January 26, 2020

A Reply to the Church of England

The House of Bishops from the Church of England has released new pastoral guidance, saying that clergy must not provide a blessing for couples who have a mixed-sex civil partnership and that ‘marriage – that is the lifelong union between a man and a woman, contracted with the making of vows – remains the proper context for sexual activity.’

Chair of the ECP campaign, Martin Loat, provides this reply on behalf of the campaign.

The recent statement from the Bishops – coming less than a month after the legal introduction of civil partnerships for all –  makes the Church of England look even more out of step with the times. 


If anything it shows how much society needs fresh institutions that reflect how people live today. One such is civil partnerships – a modern alternative to marriage that allows couples in relationships to strike a legal union in a way that works for them.  


Quite apart from its long-running internal strife over same-sex relationships, the Church has now unnecessarily opened up a new battlefront with a larger group of people for whom a mixed-sex civil partnership represents a fitting and modern legal form for their commitment to each other. 

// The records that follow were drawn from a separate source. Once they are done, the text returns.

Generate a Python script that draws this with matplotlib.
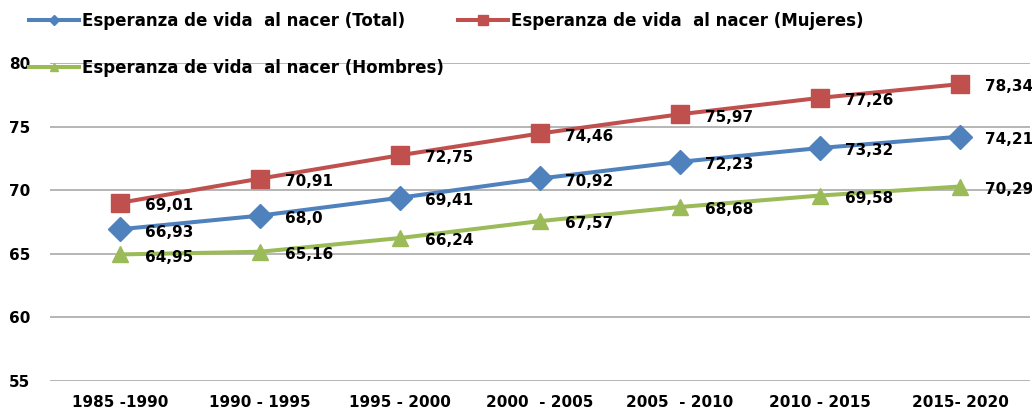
import matplotlib.pyplot as plt
from matplotlib.lines import Line2D

periods = ["1985 -1990", "1990 - 1995", "1995 - 2000", "2000  - 2005",
           "2005  - 2010", "2010 - 2015", "2015- 2020"]
total = [66.93, 68.0, 69.41, 70.92, 72.23, 73.32, 74.21]
mujeres = [69.01, 70.91, 72.75, 74.46, 75.97, 77.26, 78.34]
hombres = [64.95, 65.16, 66.24, 67.57, 68.68, 69.58, 70.29]

series = [
    ("Esperanza de vida  al nacer (Total)", total, "#4F81BD", "D", 12, 5),
    ("Esperanza de vida  al nacer (Mujeres)", mujeres, "#C0504D", "s", 12.5, 7),
    ("Esperanza de vida  al nacer (Hombres)", hombres, "#9BBB59", "^", 12, 6),
]

fig = plt.figure(figsize=(10.32, 4.15), dpi=100)
ax = fig.add_axes([50 / 1032, 34 / 415, 980 / 1032, 318 / 415])

x = list(range(len(periods)))
handles = {}
for name, vals, col, mk, ms, lms in series:
    ax.plot(x, vals, color=col, lw=2.9, marker=mk, ms=ms, label=name)
    handles[name] = Line2D([], [], color=col, lw=2.9, marker=mk, ms=lms)
    for xi, v in zip(x, vals):
        ax.annotate(str(v).replace(".", ","), (xi, v), xytext=(18, -2),
                    textcoords="offset points", ha="left", va="center",
                    fontsize=11, fontweight="bold", color="black")

ax.set_xlim(-0.5, len(periods) - 0.5)
ax.set_ylim(55, 80)
ax.set_yticks([55, 60, 65, 70, 75, 80])
ax.set_xticks(x)
ax.set_xticklabels(periods, fontsize=11, fontweight="bold")
for lab in ax.get_yticklabels():
    lab.set_fontsize(11)
    lab.set_fontweight("bold")
ax.tick_params(axis="both", length=0)
ax.tick_params(axis="y", pad=14)
ax.tick_params(axis="x", pad=10)
ax.grid(axis="y", color="#b0b0b0", lw=1.3)
ax.set_axisbelow(True)
for s in ax.spines.values():
    s.set_visible(False)

names = [series[0][0], series[2][0], series[1][0]]
fig.legend([handles[n] for n in names], names, ncol=2, loc="upper left",
           bbox_to_anchor=(14 / 1032, 1 + 3 / 415), frameon=False,
           prop={"size": 12, "weight": "bold"}, handlelength=3.0,
           handletextpad=0.15, columnspacing=0.9, labelspacing=1.75)

fig.savefig("out.png", dpi=100)
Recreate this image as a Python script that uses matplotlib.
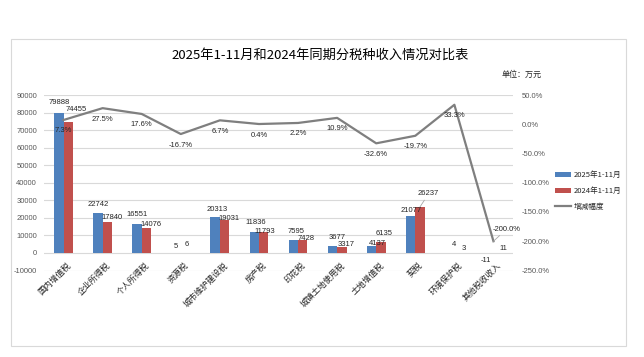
import matplotlib
matplotlib.use("Agg")
import matplotlib.pyplot as plt
from matplotlib.patches import Rectangle, Patch
from matplotlib.lines import Line2D
import numpy as np

plt.rcParams['font.family'] = ['Liberation Sans', 'Noto Sans CJK SC', 'DejaVu Sans']
plt.rcParams['axes.unicode_minus'] = False

categories = ['国内增值税', '企业所得税', '个人所得税', '资源税', '城市维护建设税', '房产税',
              '印花税', '城镇土地使用税', '土地增值税', '契税', '环境保护税', '其他税收收入']
values_2025 = [79888, 22742, 16551, 5, 20313, 11836, 7595, 3677, 4137, 21077, 4, -11]
values_2024 = [74455, 17840, 14076, 6, 19031, 11793, 7428, 3317, 6135, 26237, 3, 11]
growth_pct = [7.3, 27.5, 17.6, -16.7, 6.7, 0.4, 2.2, 10.9, -32.6, -19.7, 33.3, -200.0]

series_names = ['2025年1-11月', '2024年1-11月', '增减幅度']
title = '2025年1-11月和2024年同期分税种收入情况对比表'
unit = '单位：万元'

# styling: label offsets in pixels (dx, dy) relative to bar end
blue_off = [(0, 10), (0, 9), (0, 9), (0, 6), (2, 8), (1.5, 9.5), (3, 8.5), (5, 9), (5.5, 2), (1, 5), (4.5, 8.5), (-2.5, -8)]
red_off = [(8, 13), (5, 4.5), (5, 4), (1, 8.5), (4.5, 1), (1, 0.5), (3, 1.5), (4, 3), (3, 9), (8.5, 13), (5, 4.5), (5, 4.5)]

BLUE = '#4F81BD'
RED = '#C0504D'
GREY = '#7F7F7F'
TXT = '#262626'
TICK = '#595959'

W, H = 644, 357
fig = plt.figure(figsize=(W / 100, H / 100), dpi=100)
fig.patch.set_facecolor('white')

# outer frame
fig.patches.append(Rectangle((11 / W, 1 - 346 / H), (626 - 11) / W, (346 - 39) / H,
                             transform=fig.transFigure, fill=False, edgecolor='#D9D9D9', lw=0.8))

ax_l, ax_r, ax_t, ax_b = 44, 513, 95, 270.5
ax = fig.add_axes([ax_l / W, 1 - ax_b / H, (ax_r - ax_l) / W, (ax_b - ax_t) / H])
ax2 = ax.twinx()

n = len(categories)
x = np.arange(n)
bw = 0.24
ax.bar(x - bw / 2, values_2025, bw, color=BLUE, zorder=3)
ax.bar(x + bw / 2, values_2024, bw, color=RED, zorder=3)

ax.set_xlim(-0.5, n - 0.5)
ax.set_ylim(-10000, 90000)
ax.set_yticks(np.arange(-10000, 90001, 10000))
ax.yaxis.grid(True, color='#D9D9D9', lw=0.8, zorder=0)
ax.set_axisbelow(True)
ax.set_xticks([])
ax.tick_params(axis='y', length=0, labelsize=5.5, labelcolor=TICK, pad=5)
for s in ax.spines.values():
    s.set_visible(False)

ax2.plot(x, growth_pct, color=GREY, lw=1.6, zorder=4)
ax2.set_ylim(-250, 50)
ax2.set_yticks(np.arange(-250, 51, 50))
ax2.set_yticklabels([f'{v:.1f}%' for v in np.arange(-250, 51, 50)])
ax2.tick_params(axis='y', length=0, labelsize=5.5, labelcolor=TICK, pad=6)
for s in ax2.spines.values():
    s.set_visible(False)

# category labels below zero line
for i, c in enumerate(categories):
    ax.annotate(c, xy=(i, 0), xytext=(3, -8), textcoords='offset pixels',
                rotation=45, ha='right', va='top', rotation_mode='anchor',
                fontsize=6, color=TXT, family=['Noto Sans CJK SC', 'DejaVu Sans'])

# bar value labels
for i in range(n):
    v = values_2025[i]
    dx, dy = blue_off[i]
    ax.annotate(f'{v}', xy=(i - bw / 2, v), xytext=(dx, dy), textcoords='offset pixels',
                ha='center', va='center', fontsize=5.5, color=TXT, zorder=6)
    v = values_2024[i]
    dx, dy = red_off[i]
    if i == 9:
        ax.annotate(f'{v}', xy=(i + bw / 2, v), xytext=(dx, dy), textcoords='offset pixels',
                    ha='center', va='center', fontsize=5.5, color=TXT, zorder=6,
                    arrowprops=dict(arrowstyle='-', color='#A6A6A6', lw=0.6, shrinkA=0, shrinkB=0))
    else:
        ax.annotate(f'{v}', xy=(i + bw / 2, v), xytext=(dx, dy), textcoords='offset pixels',
                    ha='center', va='center', fontsize=5.5, color=TXT, zorder=6)

# growth labels
for i, g in enumerate(growth_pct):
    if i == n - 1:
        ax2.annotate(f'{g:.1f}%', xy=(i, g), xytext=(13, 12), textcoords='offset pixels',
                     ha='center', va='center', fontsize=5.5, color=TXT, zorder=6,
                     arrowprops=dict(arrowstyle='-', color='#A6A6A6', lw=0.6, shrinkA=0, shrinkB=0))
    else:
        ax2.annotate(f'{g:.1f}%', xy=(i, g), xytext=(0, -11), textcoords='offset pixels',
                     ha='center', va='center', fontsize=5.5, color=TXT, zorder=6)

# title and unit
fig.text(320 / W, 1 - 55 / H, title, ha='center', va='center', fontsize=9.5, color='black',
         family=['Noto Sans CJK SC', 'DejaVu Sans'])
fig.text(502 / W, 1 - 74 / H, unit, ha='left', va='center', fontsize=5.8, color=TXT,
         family=['Noto Sans CJK SC', 'DejaVu Sans'])

# legend
handles = [Patch(facecolor=BLUE, edgecolor='none'),
           Patch(facecolor=RED, edgecolor='none'),
           Line2D([0], [0], color=GREY, lw=1.6)]
leg = fig.legend(handles, series_names, loc='center left',
                 bbox_to_anchor=(555 / W, 1 - 191 / H), frameon=False,
                 prop={'family': ['Noto Sans CJK SC', 'DejaVu Sans'], 'size': 5.5},
                 handlelength=2.1, handleheight=0.7, handletextpad=0.3, labelspacing=1.0,
                 borderpad=0, borderaxespad=0)
for t in leg.get_texts():
    t.set_color(TXT)

fig.savefig('out.png', dpi=100, facecolor='white')
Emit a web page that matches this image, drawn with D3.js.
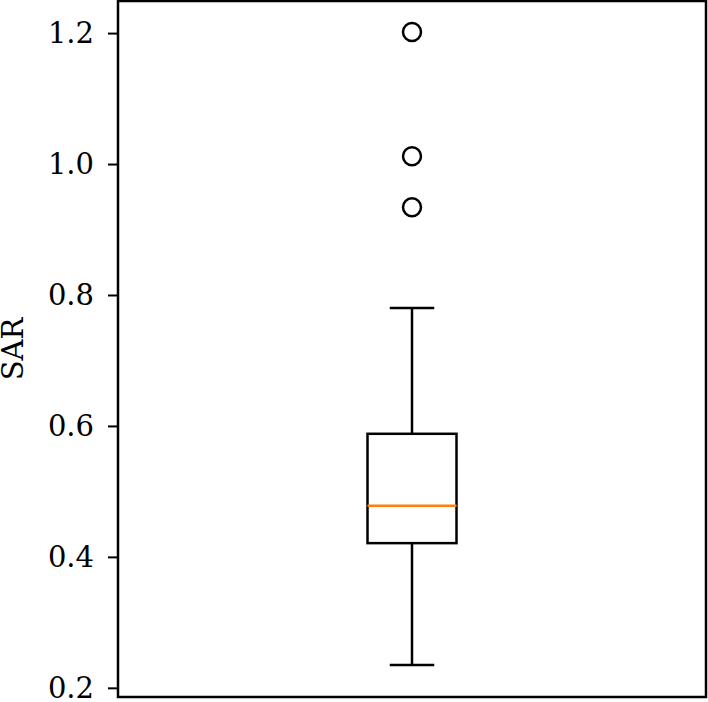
<!DOCTYPE html>
<html>
<head>
<meta charset="utf-8">
<script src="https://cdn.jsdelivr.net/npm/d3@7"></script>
<style>
  body { margin: 0; background: #fff; }
  text { font-family: "DejaVu Serif", serif; }
</style>
</head>
<body>
<div id="chart"></div>
<script>
// Box summary
const boxStats = { q1: 0.421, median: 0.478, q3: 0.588, whiskerLow: 0.235, whiskerHigh: 0.780 };
const outliers = [1.2015, 1.012, 0.934];
const yTicks = [0.2, 0.4, 0.6, 0.8, 1.0, 1.2];
const yLabel = "SAR";

const W = 708, H = 702;
const margin = { top: 1, right: 2, bottom: 5, left: 118 };
const width = W - margin.left - margin.right,
    height = H - margin.top - margin.bottom;

const svg = d3.select("#chart").append("svg")
    .attr("width", W)
    .attr("height", H)
    .append("g")
    .attr("transform", `translate(${margin.left},${margin.top})`);

const y = d3.scaleLinear().domain([0.186, 1.249]).range([height, 0]);
const x = d3.scaleLinear().domain([0.5, 1.5]).range([0, width]);

// y axis
const yAxis = svg.append("g")
    .call(d3.axisLeft(y).tickValues(yTicks).tickFormat(d3.format(".1f")).tickSize(10).tickPadding(14));
yAxis.select(".domain").remove();
yAxis.selectAll(".tick line").attr("stroke", "#000").attr("stroke-width", 2);
yAxis.selectAll(".tick text")
    .style("font-size", "29px")
    .style("font-family", "'DejaVu Serif', serif")
    .attr("fill", "#000");

svg.append("text")
    .attr("transform", "rotate(-90)")
    .attr("x", -height / 2)
    .attr("y", -margin.left + 13)
    .attr("dy", "0.35em")
    .attr("text-anchor", "middle")
    .style("font-size", "29px")
    .text(yLabel);

// box
const cx = x(1);
const boxW = 89;
const capW = boxW / 2;

svg.append("line")
    .attr("x1", cx).attr("x2", cx)
    .attr("y1", y(boxStats.q3)).attr("y2", y(boxStats.whiskerHigh))
    .attr("stroke", "#000").attr("stroke-width", 2.5);
svg.append("line")
    .attr("x1", cx).attr("x2", cx)
    .attr("y1", y(boxStats.q1)).attr("y2", y(boxStats.whiskerLow))
    .attr("stroke", "#000").attr("stroke-width", 2.5);

[boxStats.whiskerHigh, boxStats.whiskerLow].forEach(v => {
    svg.append("line")
        .attr("x1", cx - capW / 2).attr("x2", cx + capW / 2)
        .attr("y1", y(v)).attr("y2", y(v))
        .attr("stroke", "#000").attr("stroke-width", 2.5);
});

svg.append("rect")
    .attr("x", cx - boxW / 2)
    .attr("y", y(boxStats.q3))
    .attr("width", boxW)
    .attr("height", y(boxStats.q1) - y(boxStats.q3))
    .attr("fill", "none")
    .attr("stroke", "#000")
    .attr("stroke-width", 2.5);

svg.append("line")
    .attr("x1", cx - boxW / 2).attr("x2", cx + boxW / 2)
    .attr("y1", y(boxStats.median)).attr("y2", y(boxStats.median))
    .attr("stroke", "#ff7f0e").attr("stroke-width", 2.5);

svg.selectAll(".flier")
    .data(outliers)
    .enter()
    .append("circle")
    .attr("class", "flier")
    .attr("cx", cx)
    .attr("cy", d => y(d))
    .attr("r", 9)
    .attr("fill", "none")
    .attr("stroke", "#000")
    .attr("stroke-width", 2.5);

// frame
svg.append("rect")
    .attr("x", 0).attr("y", 0)
    .attr("width", width).attr("height", height)
    .attr("fill", "none")
    .attr("stroke", "#000")
    .attr("stroke-width", 2.5);
</script>
</body>
</html>
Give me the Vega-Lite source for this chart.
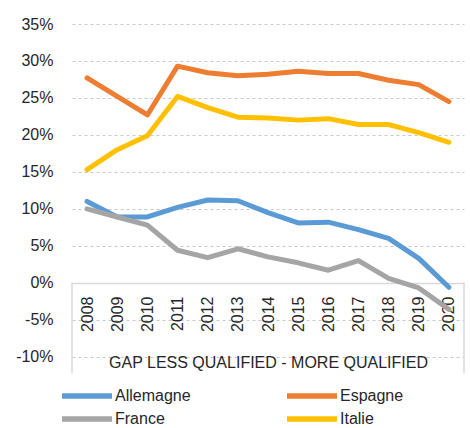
{
  "$schema": "https://vega.github.io/schema/vega-lite/v6.json",
  "width": 392,
  "height": 349,
  "autosize": {"type": "none"},
  "padding": {"left": 72, "top": 24, "right": 6, "bottom": 55},
  "background": "white",
  "config": {
    "view": {"stroke": null},
    "font": "Liberation Sans"
  },
  "resolve": {"axis": {"y": "independent"}},
  "layer": [
    {
      "data": {
        "values": [
          {"year": "2008", "country": "Allemagne", "v": 11.0},
          {"year": "2009", "country": "Allemagne", "v": 8.9},
          {"year": "2010", "country": "Allemagne", "v": 8.9},
          {"year": "2011", "country": "Allemagne", "v": 10.2},
          {"year": "2012", "country": "Allemagne", "v": 11.2},
          {"year": "2013", "country": "Allemagne", "v": 11.1},
          {"year": "2014", "country": "Allemagne", "v": 9.5},
          {"year": "2015", "country": "Allemagne", "v": 8.1},
          {"year": "2016", "country": "Allemagne", "v": 8.2},
          {"year": "2017", "country": "Allemagne", "v": 7.2},
          {"year": "2018", "country": "Allemagne", "v": 6.0},
          {"year": "2019", "country": "Allemagne", "v": 3.3},
          {"year": "2020", "country": "Allemagne", "v": -0.6},
          {"year": "2008", "country": "Espagne", "v": 27.7},
          {"year": "2009", "country": "Espagne", "v": 25.2},
          {"year": "2010", "country": "Espagne", "v": 22.7},
          {"year": "2011", "country": "Espagne", "v": 29.3},
          {"year": "2012", "country": "Espagne", "v": 28.4},
          {"year": "2013", "country": "Espagne", "v": 28.0},
          {"year": "2014", "country": "Espagne", "v": 28.2},
          {"year": "2015", "country": "Espagne", "v": 28.6},
          {"year": "2016", "country": "Espagne", "v": 28.3},
          {"year": "2017", "country": "Espagne", "v": 28.3},
          {"year": "2018", "country": "Espagne", "v": 27.4},
          {"year": "2019", "country": "Espagne", "v": 26.8},
          {"year": "2020", "country": "Espagne", "v": 24.5},
          {"year": "2008", "country": "France", "v": 10.0},
          {"year": "2009", "country": "France", "v": 8.9},
          {"year": "2010", "country": "France", "v": 7.8},
          {"year": "2011", "country": "France", "v": 4.4},
          {"year": "2012", "country": "France", "v": 3.4},
          {"year": "2013", "country": "France", "v": 4.6},
          {"year": "2014", "country": "France", "v": 3.5},
          {"year": "2015", "country": "France", "v": 2.7},
          {"year": "2016", "country": "France", "v": 1.7},
          {"year": "2017", "country": "France", "v": 3.0},
          {"year": "2018", "country": "France", "v": 0.6},
          {"year": "2019", "country": "France", "v": -0.7},
          {"year": "2020", "country": "France", "v": -3.6},
          {"year": "2008", "country": "Italie", "v": 15.3},
          {"year": "2009", "country": "Italie", "v": 18.0},
          {"year": "2010", "country": "Italie", "v": 19.9},
          {"year": "2011", "country": "Italie", "v": 25.2},
          {"year": "2012", "country": "Italie", "v": 23.7},
          {"year": "2013", "country": "Italie", "v": 22.4},
          {"year": "2014", "country": "Italie", "v": 22.3},
          {"year": "2015", "country": "Italie", "v": 22.0},
          {"year": "2016", "country": "Italie", "v": 22.2},
          {"year": "2017", "country": "Italie", "v": 21.4},
          {"year": "2018", "country": "Italie", "v": 21.4},
          {"year": "2019", "country": "Italie", "v": 20.3},
          {"year": "2020", "country": "Italie", "v": 19.0}
        ]
      },
      "mark": {"type": "line", "strokeWidth": 5, "strokeCap": "round", "strokeJoin": "round"},
      "encoding": {
        "x": {
          "field": "year",
          "type": "ordinal",
          "scale": {"type": "point", "padding": 0.5},
          "axis": {
            "orient": "bottom",
            "offset": -90,
            "labelAngle": 270,
            "labelAlign": "right",
            "labelBaseline": "middle",
            "labelFontSize": 16,
            "labelColor": "#262626",
            "labelPadding": 13,
            "labelOverlap": false,
            "ticks": false,
            "grid": false,
            "domainColor": "#d9d9d9",
            "domainWidth": 1.5,
            "title": "GAP LESS QUALIFIED - MORE QUALIFIED",
            "titleFontSize": 16,
            "titleFontWeight": "normal",
            "titleColor": "#262626",
            "titlePadding": 23
          }
        },
        "y": {
          "field": "v",
          "type": "quantitative",
          "scale": {"domain": [-12.2, 35], "nice": false, "zero": false},
          "axis": {
            "orient": "left",
            "values": [-10, -5, 0, 5, 10, 15, 20, 25, 30, 35],
            "labelExpr": "datum.value + '%'",
            "labelFontSize": 16,
            "labelColor": "#262626",
            "labelPadding": 19,
            "labelOverlap": false,
            "domain": false,
            "ticks": false,
            "grid": true,
            "gridColor": "#c8c8c8",
            "gridDash": [3, 3],
            "title": null
          }
        },
        "color": {
          "field": "country",
          "type": "nominal",
          "scale": {
            "domain": ["Allemagne", "Espagne", "France", "Italie"],
            "range": ["#5b9bd5", "#ed7d31", "#a5a5a5", "#ffc000"]
          },
          "legend": {
            "orient": "none",
            "legendX": 7,
            "legendY": 364,
            "columns": 2,
            "direction": "horizontal",
            "symbolType": "M-5,0H5",
            "symbolSize": 100,
            "symbolStrokeWidth": 5.5,
            "labelFontSize": 16,
            "labelColor": "#262626",
            "labelOffset": 20,
            "columnPadding": 85,
            "rowPadding": 1,
            "title": null
          }
        }
      }
    },
    {
      "data": {"values": [{}]},
      "mark": {"type": "rule", "color": "#d9d9d9", "strokeWidth": 1.5},
      "encoding": {
        "x": {"value": 0},
        "y": {"datum": 0, "type": "quantitative", "axis": null},
        "y2": {"datum": -12.2}
      }
    },
    {
      "data": {"values": [{}]},
      "mark": {"type": "rule", "color": "#d9d9d9", "strokeWidth": 1.5},
      "encoding": {
        "x": {"value": "width"},
        "y": {"datum": 0, "type": "quantitative", "axis": null},
        "y2": {"datum": -12.2}
      }
    }
  ]
}
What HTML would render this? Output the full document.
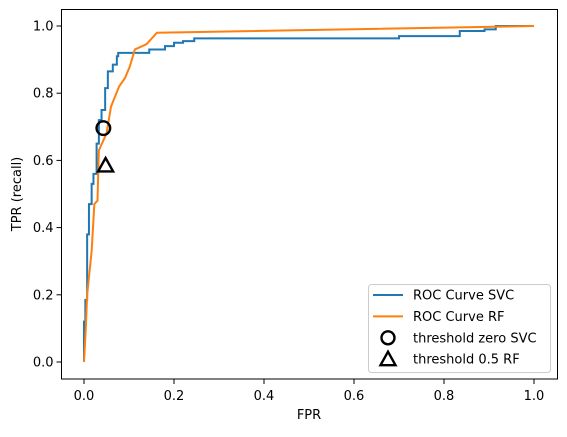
<!DOCTYPE html>
<html><head><meta charset="utf-8"><style>
html,body{margin:0;padding:0;background:#fff;}
svg text{font-family:"DejaVu Sans","Liberation Sans",sans-serif;fill:#000;}
</style></head><body>
<svg id="chart" width="567" height="432" viewBox="0 0 567 432" xmlns="http://www.w3.org/2000/svg">
<rect x="0" y="0" width="567" height="432" fill="#fff"/>
<g id="plot"></g>
<g id="axes"></g>
<g id="legend"></g>
</svg>
<script>
const xTicks = [0.0, 0.2, 0.4, 0.6, 0.8, 1.0];
const yTicks = [0.0, 0.2, 0.4, 0.6, 0.8, 1.0];
const tickLabels = ["0.0", "0.2", "0.4", "0.6", "0.8", "1.0"];
const svcFpr = [0,0,0.003,0.003,0.007,0.007,0.011,0.011,0.017,0.017,0.021,0.021,0.028,0.028,0.033,0.033,0.039,0.039,0.047,0.047,0.053,0.053,0.064,0.064,0.073,0.073,0.076,0.076,0.145,0.145,0.18,0.18,0.2,0.2,0.22,0.22,0.245,0.245,0.7,0.7,0.835,0.835,0.89,0.89,0.915,0.915,1.0];
const svcTpr = [0,0.12,0.12,0.185,0.185,0.38,0.38,0.47,0.47,0.53,0.53,0.56,0.56,0.65,0.65,0.72,0.72,0.75,0.75,0.815,0.815,0.865,0.865,0.885,0.885,0.91,0.91,0.92,0.92,0.93,0.93,0.94,0.94,0.95,0.95,0.955,0.955,0.963,0.963,0.97,0.97,0.985,0.985,0.99,0.99,1.0,1.0];
const rfFpr = [0,0.004,0.007,0.017,0.023,0.03,0.033,0.05,0.06,0.069,0.078,0.091,0.102,0.113,0.139,0.162,1.0];
const rfTpr = [0,0.1,0.2,0.33,0.47,0.48,0.63,0.68,0.76,0.79,0.82,0.845,0.88,0.93,0.946,0.98,1.0];
const markerSvc = [0.043, 0.696];
const markerRf = [0.048, 0.585];

const NS = "http://www.w3.org/2000/svg";
const X0 = 61.5, X1 = 557.5, Y0 = 9.5, Y1 = 379;
function sx(v){ return 84 + v*450; }
function sy(v){ return 362 - v*336; }
function mk(tag, attrs, parent){
  const e = document.createElementNS(NS, tag);
  for (const k in attrs) e.setAttribute(k, attrs[k]);
  parent.appendChild(e);
  return e;
}
const plot = document.getElementById('plot');
const axes = document.getElementById('axes');
const legend = document.getElementById('legend');

function pts(xs, ys){ return xs.map((x,i)=>sx(x).toFixed(2)+','+sy(ys[i]).toFixed(2)).join(' '); }
const l1 = mk('polyline', {points: pts(svcFpr, svcTpr), fill:'none', stroke:'#1f77b4', 'stroke-width':2}, plot);


const l2 = mk('polyline', {points: pts(rfFpr, rfTpr), fill:'none', stroke:'#ff7f0e', 'stroke-width':2}, plot);



const c = mk('circle', {cx: sx(markerSvc[0]), cy: sy(markerSvc[1]), r: 6.8, fill:'none', stroke:'#000', 'stroke-width':2.4}, plot);


function tri(cx, cy, parent){
  return mk('polygon', {points: `${cx},${cy-7.5} ${cx-7.5},${cy+6} ${cx+7.5},${cy+6}`, fill:'none', stroke:'#000', 'stroke-width':2.4, 'stroke-linejoin':'miter'}, parent);
}
const t = tri(sx(markerRf[0]), sy(markerRf[1]), plot);



const frame = mk('rect', {x:X0, y:Y0, width:X1-X0, height:Y1-Y0, fill:'none', stroke:'#000', 'stroke-width':1}, axes);



xTicks.forEach((v,i)=>{
  const x = sx(v);
  const tk = mk('line', {x1:x, y1:Y1, x2:x, y2:Y1+5, stroke:'#000', 'stroke-width':1}, axes);
  
  
  const tx = mk('text', {x:x, y:400, 'text-anchor':'middle', 'font-size':13}, axes);
  tx.textContent = tickLabels[i];
  
  
});
yTicks.forEach((v,i)=>{
  const y = sy(v);
  const tk = mk('line', {x1:X0-5, y1:y, x2:X0, y2:y, stroke:'#000', 'stroke-width':1}, axes);
  
  
  const tx = mk('text', {x:X0-8, y:y+4.5, 'text-anchor':'end', 'font-size':13}, axes);
  tx.textContent = tickLabels[i];
  
  
});
const xl = mk('text', {x:309, y:419, 'text-anchor':'middle', 'font-size':13}, axes);
xl.textContent = 'FPR';


const yl = mk('text', {x:0, y:0, 'text-anchor':'middle', 'font-size':13, transform:'translate(21,194) rotate(-90)'}, axes);
yl.textContent = 'TPR (recall)';



const lb = mk('rect', {x:368.5, y:284.5, width:182, height:88, rx:3, fill:'#fff', 'fill-opacity':0.8, stroke:'#ccc', 'stroke-width':1}, legend);


const entries = ['ROC Curve SVC','ROC Curve RF','threshold zero SVC','threshold 0.5 RF'];
entries.forEach((label,i)=>{
  const y = 295 + i*21.4;
  if (i===0 || i===1){
    const ln = mk('line', {x1:373, y1:y, x2:403, y2:y, stroke: i===0?'#1f77b4':'#ff7f0e', 'stroke-width':2}, legend);
    
    
  } else if (i===2){
    const cc = mk('circle', {cx:388, cy:y, r:6.5, fill:'none', stroke:'#000', 'stroke-width':2.4}, legend);
    
    
  } else {
    const tt = tri(388, y, legend);
    
    
  }
  const tx = mk('text', {x:413, y:y+4.5, 'font-size':13}, legend);
  tx.textContent = label;
  
  
});
</script>
</body></html>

The Church seeks to defend traditional heterosexual marriage. But it is that anachronistic image of a bride being given away by a father to “obey” her husband as a dutiful wife that set many modern-day couples seeking a different path. 


And for the Church to tie itself in knots over “the appropriate place for sexual activity” only adds to that disillusionment.


The Government forecast that up to 84,000 couples could form a mixed-sex civil partnership in England & Wales in 2020 after the law came into effect in December 2019.  


With the new legal protection, many will be planning to start a family. How will they explain to their children one day that the Church says that having sex in a civil partnership is “inappropriate”?  The truth is that they probably won’t bother.


It is the Church of England that looks marginalised as civil partnerships enter the mainstream of society.